Alexander Zemlianichenko, Associated Press
BERLIN — Attorneys representing the Netherlands argued Wednesday that Russia violated U.N. regulations when it seized the Dutch-flagged Greenpeace ship "Arctic Sunrise" and charged all on board with piracy.
The Hamburg-based International Tribunal for the Law of the Sea agreed to hear arguments on the case even though Russia refused to attend. Russia argued that even though it had ratified the 1982 U.N. Convention on the Law of the Sea, it stipulated it would not accept arbitration on cases it considered to be matters of national sovereignty.
Dutch attorneys asked for the immediate release of 28 Greenpeace activists, a Russian photographer and a British videographer, as well as the "Arctic Sunrise" icebreaker. All were seized by the Russian coast guard after a protest near a Gazprom-owned oil rig in the Arctic on Sept. 18.

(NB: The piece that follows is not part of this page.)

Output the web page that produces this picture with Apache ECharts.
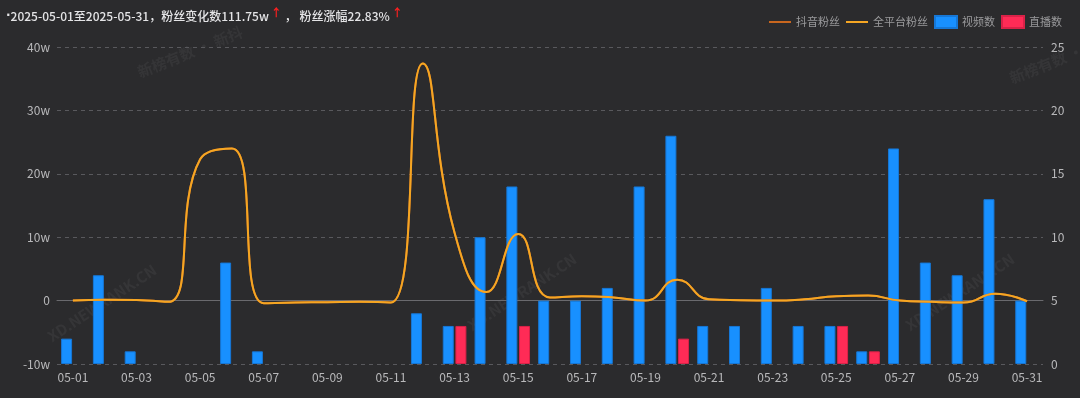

The Dutch argued there was no evidence of piracy and that the Russians had no valid reason to board the vessel without permission, thus committing an "internationally wrongful act." All moves that followed — like transferring the ship to Russian waters and arresting those on board — were also "internationally wrongful," they said.

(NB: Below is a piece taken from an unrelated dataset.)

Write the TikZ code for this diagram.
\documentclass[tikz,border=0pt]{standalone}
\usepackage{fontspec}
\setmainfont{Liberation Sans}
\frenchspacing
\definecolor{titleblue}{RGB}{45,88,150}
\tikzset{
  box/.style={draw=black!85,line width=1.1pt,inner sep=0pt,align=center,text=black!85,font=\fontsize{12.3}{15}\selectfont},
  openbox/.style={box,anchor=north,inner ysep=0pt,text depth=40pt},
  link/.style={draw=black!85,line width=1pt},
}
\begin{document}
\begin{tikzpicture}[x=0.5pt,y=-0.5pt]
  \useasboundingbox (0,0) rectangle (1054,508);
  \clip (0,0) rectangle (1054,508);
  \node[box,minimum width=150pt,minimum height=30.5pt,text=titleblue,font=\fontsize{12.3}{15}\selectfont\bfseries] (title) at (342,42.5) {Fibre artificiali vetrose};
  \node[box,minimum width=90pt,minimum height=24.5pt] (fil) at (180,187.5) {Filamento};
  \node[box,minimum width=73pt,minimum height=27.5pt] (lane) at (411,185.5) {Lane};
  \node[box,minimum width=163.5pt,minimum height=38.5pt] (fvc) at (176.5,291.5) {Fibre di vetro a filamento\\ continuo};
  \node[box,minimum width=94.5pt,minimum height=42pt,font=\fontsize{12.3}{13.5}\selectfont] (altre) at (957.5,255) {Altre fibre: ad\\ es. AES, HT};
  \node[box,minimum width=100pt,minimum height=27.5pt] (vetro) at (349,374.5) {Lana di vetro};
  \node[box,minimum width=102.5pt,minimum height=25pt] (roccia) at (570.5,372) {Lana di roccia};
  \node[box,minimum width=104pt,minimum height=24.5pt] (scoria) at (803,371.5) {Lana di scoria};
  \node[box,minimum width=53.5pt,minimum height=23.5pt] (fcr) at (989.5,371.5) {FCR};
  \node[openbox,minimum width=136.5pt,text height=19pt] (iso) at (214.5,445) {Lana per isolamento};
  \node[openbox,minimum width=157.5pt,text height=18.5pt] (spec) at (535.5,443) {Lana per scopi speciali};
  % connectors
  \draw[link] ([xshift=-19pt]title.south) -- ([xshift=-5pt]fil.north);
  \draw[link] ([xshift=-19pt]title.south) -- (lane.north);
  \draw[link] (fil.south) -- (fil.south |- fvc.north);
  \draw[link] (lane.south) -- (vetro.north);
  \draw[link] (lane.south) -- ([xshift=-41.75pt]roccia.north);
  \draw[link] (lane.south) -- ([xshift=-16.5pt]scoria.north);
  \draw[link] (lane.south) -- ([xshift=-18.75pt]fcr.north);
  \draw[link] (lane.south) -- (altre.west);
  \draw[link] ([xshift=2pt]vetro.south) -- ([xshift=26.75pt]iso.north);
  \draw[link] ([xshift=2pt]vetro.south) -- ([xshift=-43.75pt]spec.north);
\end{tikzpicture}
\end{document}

Russia's main investigative agency said two weeks ago that it had dropped the piracy charges against the jailed activists and replaced them with hooliganism charges — meaning a maximum possible seven-year sentence instead of 15 years. At the same time Russia warned it could also file additional charges, including violence against authorities, which carries up to 10 years in prison.

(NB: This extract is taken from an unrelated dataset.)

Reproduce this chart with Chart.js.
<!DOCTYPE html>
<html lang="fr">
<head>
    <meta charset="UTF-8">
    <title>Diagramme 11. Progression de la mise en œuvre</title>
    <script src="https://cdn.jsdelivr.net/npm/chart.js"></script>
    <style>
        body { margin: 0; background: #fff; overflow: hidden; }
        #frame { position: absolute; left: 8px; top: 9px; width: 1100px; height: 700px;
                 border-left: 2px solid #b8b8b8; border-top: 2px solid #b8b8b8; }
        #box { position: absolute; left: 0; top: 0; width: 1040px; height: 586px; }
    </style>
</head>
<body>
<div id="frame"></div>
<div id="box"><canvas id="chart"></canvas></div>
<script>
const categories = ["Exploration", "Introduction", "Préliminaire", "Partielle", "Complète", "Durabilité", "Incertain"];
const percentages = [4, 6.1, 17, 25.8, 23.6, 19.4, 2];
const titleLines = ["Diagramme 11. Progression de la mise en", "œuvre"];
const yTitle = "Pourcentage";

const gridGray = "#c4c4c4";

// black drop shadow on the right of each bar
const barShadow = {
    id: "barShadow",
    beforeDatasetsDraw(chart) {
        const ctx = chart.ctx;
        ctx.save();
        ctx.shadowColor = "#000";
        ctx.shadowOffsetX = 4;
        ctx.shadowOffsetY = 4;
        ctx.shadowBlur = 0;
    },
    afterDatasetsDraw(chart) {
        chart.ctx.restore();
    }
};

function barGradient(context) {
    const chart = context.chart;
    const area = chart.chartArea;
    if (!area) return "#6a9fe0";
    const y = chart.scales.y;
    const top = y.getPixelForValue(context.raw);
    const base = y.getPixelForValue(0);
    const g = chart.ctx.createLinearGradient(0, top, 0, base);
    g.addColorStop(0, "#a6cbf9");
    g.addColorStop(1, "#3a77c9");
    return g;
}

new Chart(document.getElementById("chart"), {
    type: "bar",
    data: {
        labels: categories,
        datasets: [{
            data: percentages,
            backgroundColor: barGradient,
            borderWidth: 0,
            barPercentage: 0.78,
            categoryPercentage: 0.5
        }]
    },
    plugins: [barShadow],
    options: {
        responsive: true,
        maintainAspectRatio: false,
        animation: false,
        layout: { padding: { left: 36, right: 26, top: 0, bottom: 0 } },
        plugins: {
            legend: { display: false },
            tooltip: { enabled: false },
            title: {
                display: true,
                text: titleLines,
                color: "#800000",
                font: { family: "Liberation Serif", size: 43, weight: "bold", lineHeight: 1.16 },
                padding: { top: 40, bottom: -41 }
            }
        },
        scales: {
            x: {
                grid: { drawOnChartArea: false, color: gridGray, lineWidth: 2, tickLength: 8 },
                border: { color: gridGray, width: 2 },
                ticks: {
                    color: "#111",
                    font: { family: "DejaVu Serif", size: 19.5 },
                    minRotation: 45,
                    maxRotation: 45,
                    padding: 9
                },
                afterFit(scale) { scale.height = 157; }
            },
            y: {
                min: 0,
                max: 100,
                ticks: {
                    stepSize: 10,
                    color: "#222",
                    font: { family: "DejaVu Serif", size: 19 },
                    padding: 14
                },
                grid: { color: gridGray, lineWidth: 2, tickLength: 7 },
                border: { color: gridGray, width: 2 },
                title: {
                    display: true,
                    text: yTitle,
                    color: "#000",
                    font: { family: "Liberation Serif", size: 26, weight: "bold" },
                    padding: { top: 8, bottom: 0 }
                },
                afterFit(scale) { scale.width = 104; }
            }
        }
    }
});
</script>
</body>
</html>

As of Wednesday, however, Greenpeace said its attorneys had not yet been formally notified by Russia that the piracy charges had been dropped.
"Russian authorities propose to jail 30 men and women for two decades because a couple of peaceful protesters tried to hang a small yellow banner from the side of a 500,000-ton oil platform," Greenpeace International executive director Kumi Naidoo said in a statement after the hearing.
The Hamburg tribunal was formed after the U.N. Convention on the Law of the Sea came into force in 1994 to adjudicate maritime disputes. The court will first have to decide if it has jurisdiction in the case — Russia insists it does not — then decide on the arguments advanced by the Netherlands.
The court expects to issue its ruling on Nov. 22.